Here in Washington yesterday, a lot of local music fans got a surprise when alt-rock pioneer WHFS was pulled off the air in favor of a Spanish Language pop format.
One reporter called the move, "shocking," but just how shocking could it really have been when it was only a year ago that Long Island alt-rock outlet WLIR was erased in favor of another Spanish language station.
I'm not sure why this is such a surprise, as the sort of folks who listened to WHFS most often were the same sort of people who bemoaned the national homogenization of radio (me included) -- exactly the thing that finally choked the life out of the station, and contributed to its demise. So for most of its former fans, the WHFS they came to love died a long time ago.
These people are pretty easy to spot in the D.C. area, as we're permanently jacked into our MP3 players.
Here's a thought: What are you talking about when you refer to the "Old WHFS"? Do you mean the Damian Einstein pre-auto accident era? Or is it the station's "progressive rock" roots? Maybe you just pine for the days of Weasel's "My Three Songs," Gina Crash and the daily Planet of the Apes singalong? Or even the days when the HFStival was at Lake Fairfax Park, and the DJs would complain that the Washington Post wouldn't ever cover the concert?
As for the local music scene, the Black Cat and the 9:30 Club will still sell out. And besides, when was the last time anyone significant was broken on WHFS? These days, a band like that is just as likely to reach new fans via Indiefeed or a free and legal bitorrent than anywhere else.
So cry if you must. Just know that the only thing left to bury is a dried husk of a corpse that only recently realized it was actually dead.


All excellent points.
Myself, I mourn for the late-eighties HFS, when it was alternative when “alternative” meant something. (Or even before, when it was oddball freeform radio, a genuinely surprising grab bag of the brilliant, the weird, and the horrible.) It was also one of the few outlets for indigenous D.C. rock bands.
Of late, you’re absolutely right, it’s been pretty bland. And, heck, last time I was in town, I caught Weasel on a different station. So sic transit gloria mundi.

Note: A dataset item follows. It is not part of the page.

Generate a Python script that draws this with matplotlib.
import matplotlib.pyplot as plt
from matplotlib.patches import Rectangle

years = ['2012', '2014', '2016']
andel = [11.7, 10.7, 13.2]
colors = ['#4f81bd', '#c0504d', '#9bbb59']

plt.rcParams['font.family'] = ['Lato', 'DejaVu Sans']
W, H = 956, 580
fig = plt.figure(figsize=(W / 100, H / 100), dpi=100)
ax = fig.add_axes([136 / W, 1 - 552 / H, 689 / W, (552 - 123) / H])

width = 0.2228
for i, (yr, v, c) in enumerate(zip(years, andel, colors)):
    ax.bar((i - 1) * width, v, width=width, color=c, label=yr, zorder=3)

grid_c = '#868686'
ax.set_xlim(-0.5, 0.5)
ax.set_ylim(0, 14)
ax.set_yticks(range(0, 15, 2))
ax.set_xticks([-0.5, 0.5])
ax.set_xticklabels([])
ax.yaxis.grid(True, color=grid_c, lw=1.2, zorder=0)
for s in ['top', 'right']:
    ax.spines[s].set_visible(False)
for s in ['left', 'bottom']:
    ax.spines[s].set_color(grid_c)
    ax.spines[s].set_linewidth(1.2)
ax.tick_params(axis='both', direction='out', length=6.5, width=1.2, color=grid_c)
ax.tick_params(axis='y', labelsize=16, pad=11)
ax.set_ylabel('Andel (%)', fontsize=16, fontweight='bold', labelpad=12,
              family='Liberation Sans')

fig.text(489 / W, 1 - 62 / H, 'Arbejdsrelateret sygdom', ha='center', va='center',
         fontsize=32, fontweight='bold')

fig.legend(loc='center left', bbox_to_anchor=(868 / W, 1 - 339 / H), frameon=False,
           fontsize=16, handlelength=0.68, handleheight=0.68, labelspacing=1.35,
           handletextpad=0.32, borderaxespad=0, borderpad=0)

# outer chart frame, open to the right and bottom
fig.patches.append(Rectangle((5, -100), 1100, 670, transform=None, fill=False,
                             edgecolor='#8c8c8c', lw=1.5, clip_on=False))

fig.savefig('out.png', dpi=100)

In the words of Channel Ocho’s Bumblebee Man, “
thanks for the piece and the good links, Eric. The news of the passing of HFS got me reminiscing about its quick decline after the departure of Jake Einstein (and the disappearance from HFS of Bob Here, Damien, Susan D, Tom T, the Daily Feed, and so many other things that made the station great when we were in college), and its continual decline into stunning mediocrity. When I can satisfy my curiosity for new and different music on the internet (WFMU, WMUC, and a host of other options), why subject myself to the crass commercialization of Infinity Broadcasting?
I heard this on NPR this morning, and my first thought was, “Good!”

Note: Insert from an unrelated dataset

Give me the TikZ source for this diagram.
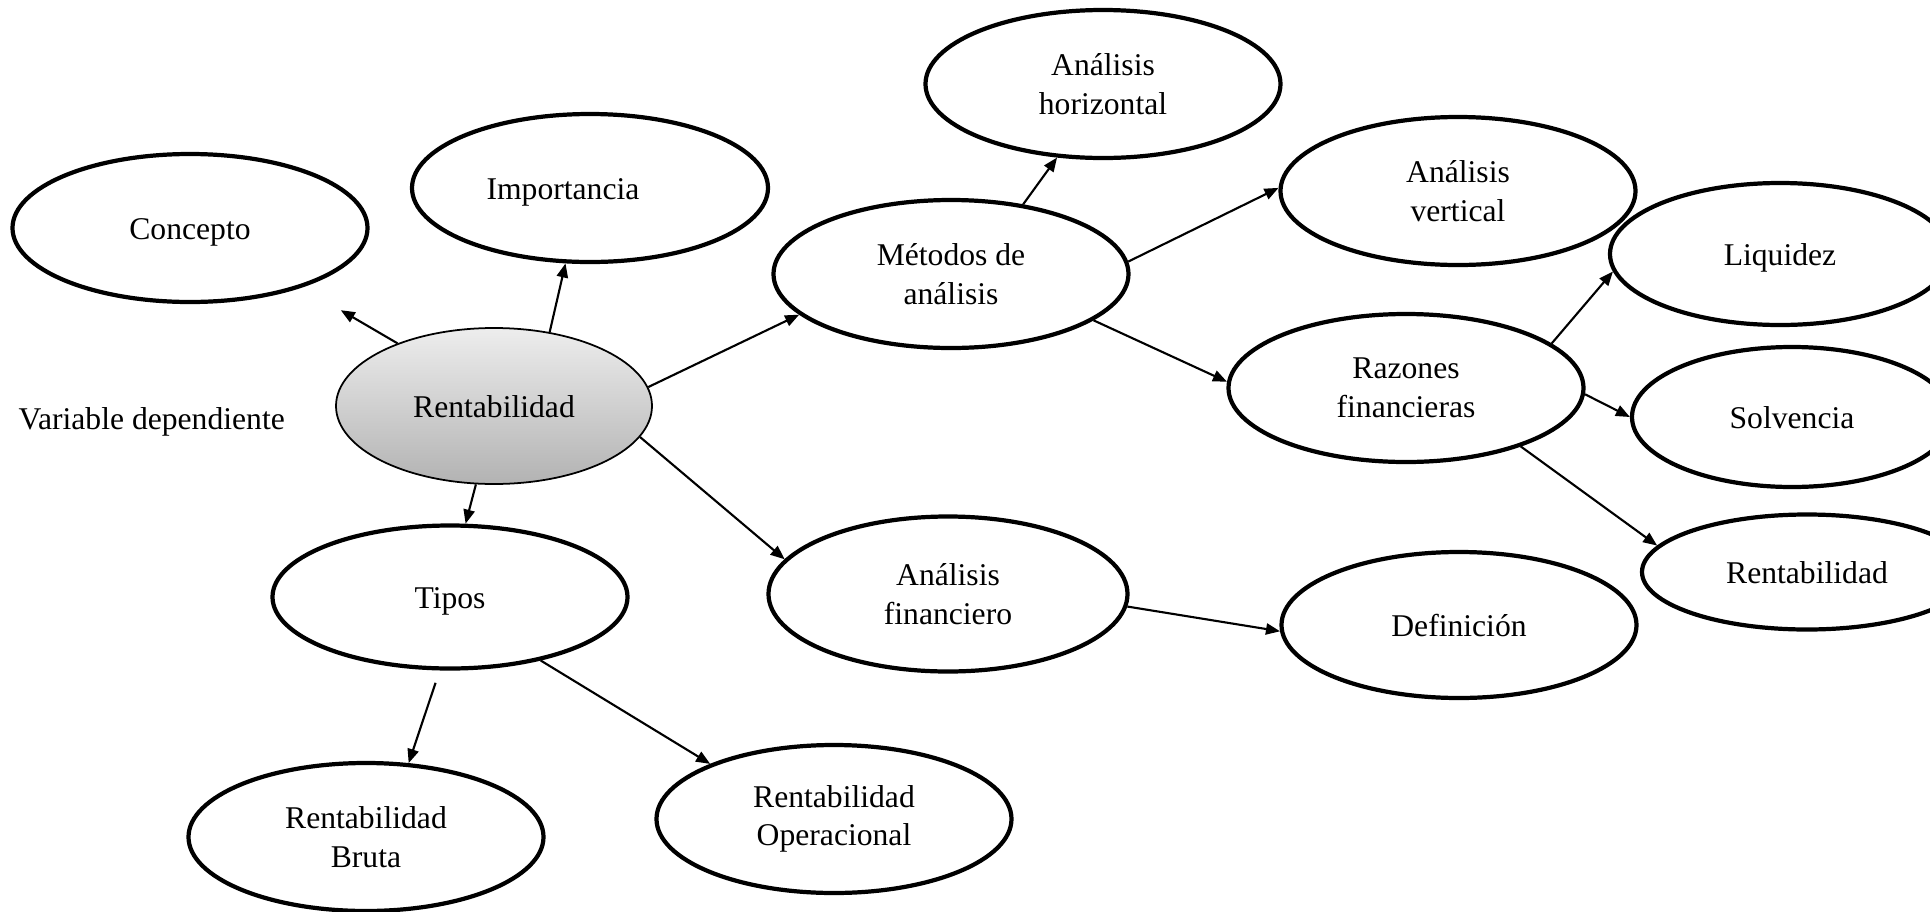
\documentclass[tikz,border=0pt]{standalone}
\usepackage{fontspec}
\setmainfont{Liberation Serif}
\usetikzlibrary{arrows.meta, shapes.geometric}

\begin{document}
\begin{tikzpicture}[
    bubble/.style={ellipse, draw=black, line width=1.2pt, inner sep=1pt,
      minimum width=3.55cm, minimum height=1.48cm, align=center,
      font=\fontsize{9}{11}\selectfont},
    solo/.style={bubble, text height=2.6mm, text depth=0.3mm},
    core/.style={solo, line width=0.5pt, top color=black!7, bottom color=black!30,
      minimum width=3.16cm, minimum height=1.56cm},
    link/.style={-{Triangle[length=4pt,width=3.2pt]}, line width=0.6pt},
  ]
    \useasboundingbox (0,0) rectangle (19.3,-9.12);
    \clip (0,0) rectangle (19.3,-9.12);
    \node[core] (rent) at (4.94,-4.06) {Rentabilidad};
    \node[font=\fontsize{9}{11}\selectfont, anchor=west, inner sep=0pt] (variable) at (0.18,-4.22) {Variable dependiente};
    \node[solo] (concepto) at (1.90,-2.28) {Concepto};
    \node[solo, minimum width=3.56cm] (importancia) at (5.90,-1.88) {Importancia\hspace*{0.54cm}};
    \node[bubble] (horizontal) at (11.03,-0.84) {Análisis\\horizontal};
    \node[bubble] (metodos) at (9.51,-2.74) {Métodos de\\análisis};
    \node[bubble] (vertical) at (14.58,-1.91) {Análisis\\vertical};
    \node[bubble] (razones) at (14.06,-3.88) {Razones\\financieras};
    \node[solo, minimum width=3.4cm, minimum height=1.42cm] (liquidez) at (17.80,-2.54) {Liquidez};
    \node[solo, minimum width=3.2cm, minimum height=1.40cm] (solvencia) at (17.92,-4.17) {Solvencia};
    \node[solo, minimum width=3.3cm, minimum height=1.15cm] (rentR) at (18.07,-5.72) {Rentabilidad};
    \node[solo, minimum height=1.43cm] (tipos) at (4.50,-5.97) {Tipos};
    \node[bubble, minimum width=3.59cm, minimum height=1.55cm] (financiero) at (9.48,-5.94) {Análisis\\financiero};
    \node[solo, minimum height=1.46cm] (definicion) at (14.59,-6.25) {Definición};
    \node[bubble] (bruta) at (3.66,-8.37) {Rentabilidad\\Bruta};
    \node[bubble] (operacional) at (8.34,-8.19) {Rentabilidad\\Operacional};

    \draw[link, shorten >=0.45cm] (rent.147) -- (concepto.-28);
    \draw[link] (rent.53) -- (importancia.252);
    \draw[link] (rent.7) -- (metodos.195);
    \draw[link] (rent.257) -- (tipos.78);
    \draw[link] (rent.-12) -- (financiero.168);
    \draw[link] (metodos.44) -- (horizontal.238);
    \draw[link] (metodos.4) -- (vertical.179);
    \draw[link] (metodos.-18) -- (razones.178);
    \draw[link] (razones.17) -- (liquidez.186);
    \draw[link] (razones.-2) -- (solvencia.180);
    \draw[link] (razones.-27) -- (rentR.170);
    \draw[link] (financiero.-4) -- (definicion.182);
    \draw[link, shorten <=0.13cm] (tipos.262) -- (bruta.60);
    \draw[link] (tipos.-35) -- (operacional.156);
  \end{tikzpicture}
\end{document}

Before I moved to DC in ‘96, I used to visit a lot, and I envied the region for having such a kick-ass FM radio station. Shortly after I moved, however, they went soft and bland, or as they called it, “alternative.” “New bands” came to mean Matchbox 20 and Alanis Morrisette. HFS became a dime-a-dozen top-40 rock station, which was especially annoying for a town that didn’t have strong college radio.
I moved away from DC in 2000, and I hadn’t thought about HFS for a while until I heard the NPR piece this morning. Here in the Bay Area, we had a similar thing happen — a rock station going Latino overnight — a few months. Societies change, and Infinity knows where they’re bread’s gonna be buttered in 21st century America. But HFS needed to die. Good riddance.

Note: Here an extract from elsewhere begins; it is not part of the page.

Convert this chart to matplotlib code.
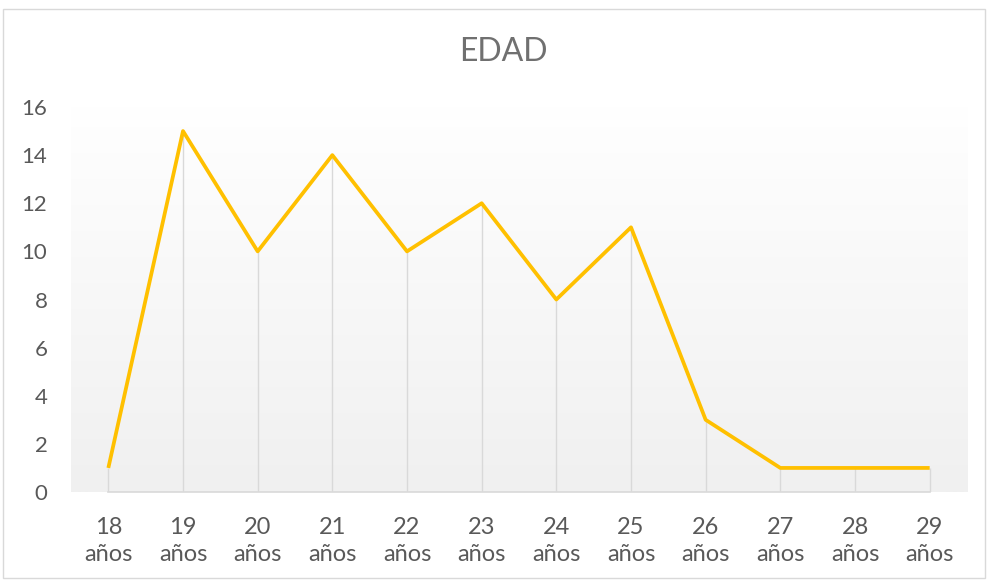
import numpy as np
import matplotlib.pyplot as plt
from matplotlib.patches import Rectangle

categories = ["18\naños", "19\naños", "20\naños", "21\naños", "22\naños", "23\naños",
              "24\naños", "25\naños", "26\naños", "27\naños", "28\naños", "29\naños"]
values = [1, 15, 10, 14, 10, 12, 8, 11, 3, 1, 1, 1]
y_ticks = [0, 2, 4, 6, 8, 10, 12, 14, 16]

plt.rcParams['font.family'] = ['Lato', 'DejaVu Sans']

fig = plt.figure(figsize=(9.88, 5.81), dpi=100)
fig.patches.append(Rectangle((3 / 988, 3 / 581), 982 / 988, 569 / 581, transform=fig.transFigure,
                             fill=False, edgecolor='#d9d9d9', linewidth=1))

ax = fig.add_axes([71 / 988, 1 - 492 / 581, 896 / 988, 385 / 581])
x = np.arange(len(values))

# gradient background of the plot area
grad = np.linspace(0, 1, 256).reshape(-1, 1)
ax.imshow(grad, cmap=plt.matplotlib.colors.LinearSegmentedColormap.from_list('g', ['#ffffff', '#f0f0f0']),
          extent=(-0.5, 11.5, 0, 16.3), aspect='auto', origin='upper', zorder=0)

ax.vlines(x, 0, values, color='#d9d9d9', linewidth=1, zorder=1)
ax.plot([0, 11], [0, 0], color='#d9d9d9', linewidth=1.2, zorder=1, clip_on=False)
ax.plot(x, values, color='#FFC000', linewidth=2.7, zorder=3, solid_capstyle='butt')

ax.set_xlim(-0.5, 11.5)
ax.set_ylim(0, 16)
ax.set_xticks(x)
ax.set_xticklabels(categories, fontsize=17, color='#595959', linespacing=1.38)
ax.set_yticks(y_ticks)
ax.set_yticklabels([str(v) for v in y_ticks], fontsize=16, color='#595959')
ax.tick_params(axis='both', length=0)
ax.tick_params(axis='x', pad=18)
ax.tick_params(axis='y', pad=17)
for s in ax.spines.values():
    s.set_visible(False)

fig.text(503 / 988, 1 - 52 / 581, "EDAD", fontsize=23, color='#707070', ha='center', va='center')

fig.savefig("out.png", dpi=100)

Hearing the NPR piece brought back so many memories — I used to live in Annap. right next door to Neecee (overnights) who drove a Yugo that never ran, so she was often forced to hijack the WHFS slantmobile — Anyway…Can anyone define for me the songs that Weasel used to play on WHFS Friday nights at 6pm? I can remember The Beastie Boys “Fight for your Right”, also Wild Weekend, but not by NRBQ and that song, “It’s a Party, I’ts a Party Party Weekend” but would love to have the whole thing on my Ipod. Help??????